▸ **Instruction**
Output every line exactly as written. Leave out pictures.

▸ **Recorded data**
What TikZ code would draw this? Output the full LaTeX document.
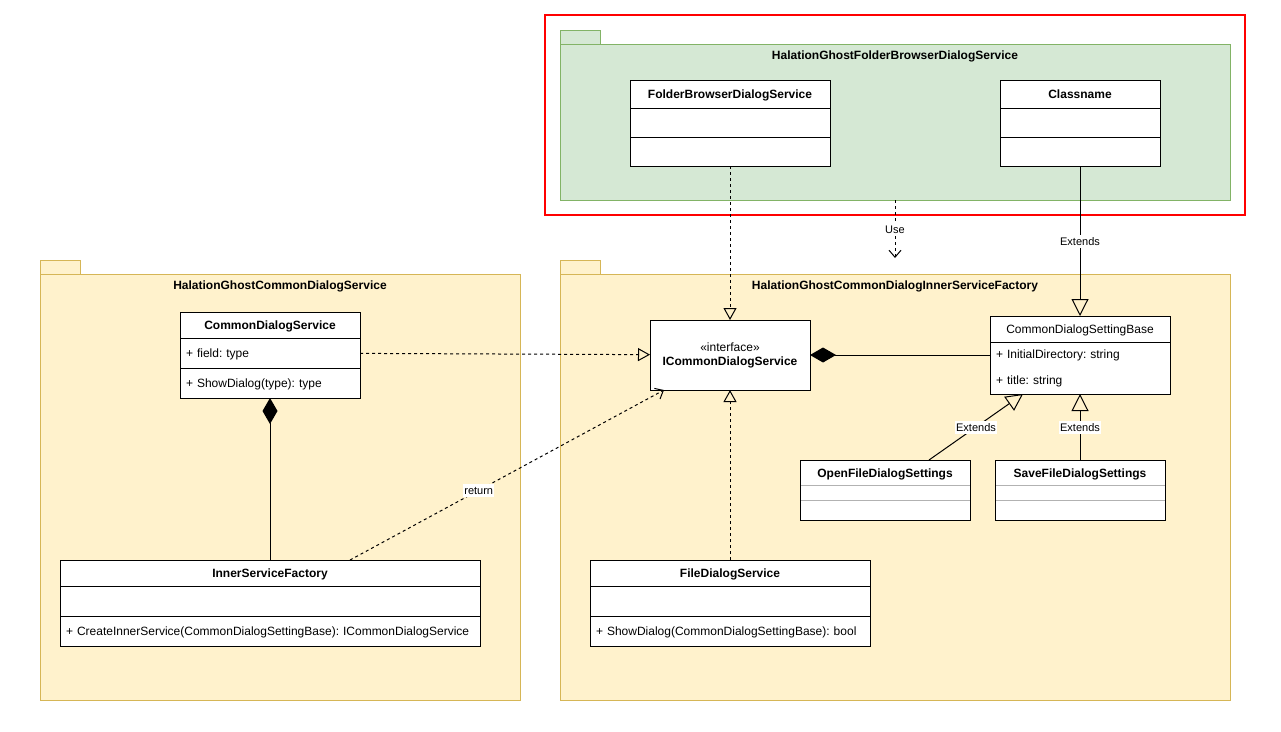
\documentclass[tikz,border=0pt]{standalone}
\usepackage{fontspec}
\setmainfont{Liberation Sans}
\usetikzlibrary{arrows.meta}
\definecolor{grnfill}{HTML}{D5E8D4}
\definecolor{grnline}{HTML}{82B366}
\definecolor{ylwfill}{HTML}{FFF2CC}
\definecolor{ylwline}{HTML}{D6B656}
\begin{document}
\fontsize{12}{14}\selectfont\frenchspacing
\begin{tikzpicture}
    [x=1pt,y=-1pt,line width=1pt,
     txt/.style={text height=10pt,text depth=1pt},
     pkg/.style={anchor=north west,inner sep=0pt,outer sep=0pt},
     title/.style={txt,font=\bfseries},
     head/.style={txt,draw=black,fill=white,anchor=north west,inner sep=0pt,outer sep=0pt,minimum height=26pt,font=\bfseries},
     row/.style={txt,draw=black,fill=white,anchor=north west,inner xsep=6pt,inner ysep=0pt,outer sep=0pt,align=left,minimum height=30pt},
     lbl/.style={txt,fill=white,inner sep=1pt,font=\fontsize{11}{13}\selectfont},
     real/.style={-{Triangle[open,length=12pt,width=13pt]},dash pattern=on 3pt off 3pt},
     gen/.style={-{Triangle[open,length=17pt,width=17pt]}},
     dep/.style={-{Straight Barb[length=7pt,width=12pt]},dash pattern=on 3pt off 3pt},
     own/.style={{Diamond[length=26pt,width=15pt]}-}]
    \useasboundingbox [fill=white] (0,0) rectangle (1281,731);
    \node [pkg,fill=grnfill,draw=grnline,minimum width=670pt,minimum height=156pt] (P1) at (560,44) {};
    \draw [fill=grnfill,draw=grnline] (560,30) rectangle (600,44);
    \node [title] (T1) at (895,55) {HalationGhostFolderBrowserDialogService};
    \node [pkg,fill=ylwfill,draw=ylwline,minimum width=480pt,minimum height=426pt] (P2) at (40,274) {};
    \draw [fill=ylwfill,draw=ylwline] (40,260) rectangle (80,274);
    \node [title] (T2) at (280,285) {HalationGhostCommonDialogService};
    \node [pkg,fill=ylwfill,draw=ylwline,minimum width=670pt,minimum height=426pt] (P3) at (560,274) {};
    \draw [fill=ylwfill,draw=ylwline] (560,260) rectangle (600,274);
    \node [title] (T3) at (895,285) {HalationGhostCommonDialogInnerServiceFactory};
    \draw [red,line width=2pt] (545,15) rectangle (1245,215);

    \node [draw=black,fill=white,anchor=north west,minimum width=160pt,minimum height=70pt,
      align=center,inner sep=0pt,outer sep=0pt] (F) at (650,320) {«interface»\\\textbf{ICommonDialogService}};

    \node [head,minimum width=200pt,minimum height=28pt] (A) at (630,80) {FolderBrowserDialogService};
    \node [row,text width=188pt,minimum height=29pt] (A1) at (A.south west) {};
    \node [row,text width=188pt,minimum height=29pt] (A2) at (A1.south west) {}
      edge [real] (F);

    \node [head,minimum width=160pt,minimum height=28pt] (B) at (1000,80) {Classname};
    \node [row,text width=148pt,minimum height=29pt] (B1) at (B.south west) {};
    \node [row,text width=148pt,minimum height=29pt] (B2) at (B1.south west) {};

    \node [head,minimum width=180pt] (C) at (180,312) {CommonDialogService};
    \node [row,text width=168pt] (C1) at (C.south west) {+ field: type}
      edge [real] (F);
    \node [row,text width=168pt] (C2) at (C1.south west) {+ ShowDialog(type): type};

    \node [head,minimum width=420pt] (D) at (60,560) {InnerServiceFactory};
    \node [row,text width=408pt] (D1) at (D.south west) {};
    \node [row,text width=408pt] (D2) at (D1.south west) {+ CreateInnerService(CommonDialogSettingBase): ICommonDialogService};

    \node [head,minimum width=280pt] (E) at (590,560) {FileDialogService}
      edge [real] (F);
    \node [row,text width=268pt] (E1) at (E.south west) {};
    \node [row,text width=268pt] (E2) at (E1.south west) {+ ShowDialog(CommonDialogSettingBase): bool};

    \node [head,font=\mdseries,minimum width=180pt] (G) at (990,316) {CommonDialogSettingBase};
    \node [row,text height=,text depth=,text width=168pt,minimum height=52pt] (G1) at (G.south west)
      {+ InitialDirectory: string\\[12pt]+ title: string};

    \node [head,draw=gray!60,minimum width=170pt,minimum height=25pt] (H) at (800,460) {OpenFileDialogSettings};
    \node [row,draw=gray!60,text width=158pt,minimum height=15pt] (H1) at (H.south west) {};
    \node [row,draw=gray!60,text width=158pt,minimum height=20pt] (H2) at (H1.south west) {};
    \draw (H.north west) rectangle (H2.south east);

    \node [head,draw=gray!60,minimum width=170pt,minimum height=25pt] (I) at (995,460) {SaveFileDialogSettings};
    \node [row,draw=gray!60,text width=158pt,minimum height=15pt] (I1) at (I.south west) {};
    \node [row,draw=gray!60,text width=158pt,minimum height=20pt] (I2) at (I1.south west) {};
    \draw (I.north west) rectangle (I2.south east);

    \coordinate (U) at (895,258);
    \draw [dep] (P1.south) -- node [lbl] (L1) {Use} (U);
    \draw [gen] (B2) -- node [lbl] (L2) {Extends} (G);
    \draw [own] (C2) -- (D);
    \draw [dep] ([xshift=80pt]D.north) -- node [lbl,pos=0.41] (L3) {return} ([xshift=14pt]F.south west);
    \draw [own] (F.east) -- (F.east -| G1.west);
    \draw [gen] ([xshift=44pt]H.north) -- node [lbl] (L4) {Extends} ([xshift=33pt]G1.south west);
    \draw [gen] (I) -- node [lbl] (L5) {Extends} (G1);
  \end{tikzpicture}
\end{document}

▸ **Written solution**
What TikZ code would draw this? Output the full LaTeX document.
\documentclass[tikz,border=0pt]{standalone}
\usepackage{fontspec}
\setmainfont{Liberation Sans}
\usetikzlibrary{arrows.meta}
\definecolor{grnfill}{HTML}{D5E8D4}
\definecolor{grnline}{HTML}{82B366}
\definecolor{ylwfill}{HTML}{FFF2CC}
\definecolor{ylwline}{HTML}{D6B656}
\begin{document}
\fontsize{12}{14}\selectfont\frenchspacing
\begin{tikzpicture}
    [x=1pt,y=-1pt,line width=1pt,
     txt/.style={text height=10pt,text depth=1pt},
     pkg/.style={anchor=north west,inner sep=0pt,outer sep=0pt},
     title/.style={txt,font=\bfseries},
     head/.style={txt,draw=black,fill=white,anchor=north west,inner sep=0pt,outer sep=0pt,minimum height=26pt,font=\bfseries},
     row/.style={txt,draw=black,fill=white,anchor=north west,inner xsep=6pt,inner ysep=0pt,outer sep=0pt,align=left,minimum height=30pt},
     lbl/.style={txt,fill=white,inner sep=1pt,font=\fontsize{11}{13}\selectfont},
     real/.style={-{Triangle[open,length=12pt,width=13pt]},dash pattern=on 3pt off 3pt},
     gen/.style={-{Triangle[open,length=17pt,width=17pt]}},
     dep/.style={-{Straight Barb[length=7pt,width=12pt]},dash pattern=on 3pt off 3pt},
     own/.style={{Diamond[length=26pt,width=15pt]}-}]
    \useasboundingbox [fill=white] (0,0) rectangle (1281,731);
    \node [pkg,fill=grnfill,draw=grnline,minimum width=670pt,minimum height=156pt] (P1) at (560,44) {};
    \draw [fill=grnfill,draw=grnline] (560,30) rectangle (600,44);
    \node [title] (T1) at (895,55) {HalationGhostFolderBrowserDialogService};
    \node [pkg,fill=ylwfill,draw=ylwline,minimum width=480pt,minimum height=426pt] (P2) at (40,274) {};
    \draw [fill=ylwfill,draw=ylwline] (40,260) rectangle (80,274);
    \node [title] (T2) at (280,285) {HalationGhostCommonDialogService};
    \node [pkg,fill=ylwfill,draw=ylwline,minimum width=670pt,minimum height=426pt] (P3) at (560,274) {};
    \draw [fill=ylwfill,draw=ylwline] (560,260) rectangle (600,274);
    \node [title] (T3) at (895,285) {HalationGhostCommonDialogInnerServiceFactory};
    \draw [red,line width=2pt] (545,15) rectangle (1245,215);

    \node [draw=black,fill=white,anchor=north west,minimum width=160pt,minimum height=70pt,
      align=center,inner sep=0pt,outer sep=0pt] (F) at (650,320) {«interface»\\\textbf{ICommonDialogService}};

    \node [head,minimum width=200pt,minimum height=28pt] (A) at (630,80) {FolderBrowserDialogService};
    \node [row,text width=188pt,minimum height=29pt] (A1) at (A.south west) {};
    \node [row,text width=188pt,minimum height=29pt] (A2) at (A1.south west) {}
      edge [real] (F);

    \node [head,minimum width=160pt,minimum height=28pt] (B) at (1000,80) {Classname};
    \node [row,text width=148pt,minimum height=29pt] (B1) at (B.south west) {};
    \node [row,text width=148pt,minimum height=29pt] (B2) at (B1.south west) {};

    \node [head,minimum width=180pt] (C) at (180,312) {CommonDialogService};
    \node [row,text width=168pt] (C1) at (C.south west) {+ field: type}
      edge [real] (F);
    \node [row,text width=168pt] (C2) at (C1.south west) {+ ShowDialog(type): type};

    \node [head,minimum width=420pt] (D) at (60,560) {InnerServiceFactory};
    \node [row,text width=408pt] (D1) at (D.south west) {};
    \node [row,text width=408pt] (D2) at (D1.south west) {+ CreateInnerService(CommonDialogSettingBase): ICommonDialogService};

    \node [head,minimum width=280pt] (E) at (590,560) {FileDialogService}
      edge [real] (F);
    \node [row,text width=268pt] (E1) at (E.south west) {};
    \node [row,text width=268pt] (E2) at (E1.south west) {+ ShowDialog(CommonDialogSettingBase): bool};

    \node [head,font=\mdseries,minimum width=180pt] (G) at (990,316) {CommonDialogSettingBase};
    \node [row,text height=,text depth=,text width=168pt,minimum height=52pt] (G1) at (G.south west)
      {+ InitialDirectory: string\\[12pt]+ title: string};

    \node [head,draw=gray!60,minimum width=170pt,minimum height=25pt] (H) at (800,460) {OpenFileDialogSettings};
    \node [row,draw=gray!60,text width=158pt,minimum height=15pt] (H1) at (H.south west) {};
    \node [row,draw=gray!60,text width=158pt,minimum height=20pt] (H2) at (H1.south west) {};
    \draw (H.north west) rectangle (H2.south east);

    \node [head,draw=gray!60,minimum width=170pt,minimum height=25pt] (I) at (995,460) {SaveFileDialogSettings};
    \node [row,draw=gray!60,text width=158pt,minimum height=15pt] (I1) at (I.south west) {};
    \node [row,draw=gray!60,text width=158pt,minimum height=20pt] (I2) at (I1.south west) {};
    \draw (I.north west) rectangle (I2.south east);

    \coordinate (U) at (895,258);
    \draw [dep] (P1.south) -- node [lbl] (L1) {Use} (U);
    \draw [gen] (B2) -- node [lbl] (L2) {Extends} (G);
    \draw [own] (C2) -- (D);
    \draw [dep] ([xshift=80pt]D.north) -- node [lbl,pos=0.41] (L3) {return} ([xshift=14pt]F.south west);
    \draw [own] (F.east) -- (F.east -| G1.west);
    \draw [gen] ([xshift=44pt]H.north) -- node [lbl] (L4) {Extends} ([xshift=33pt]G1.south west);
    \draw [gen] (I) -- node [lbl] (L5) {Extends} (G1);
  \end{tikzpicture}
\end{document}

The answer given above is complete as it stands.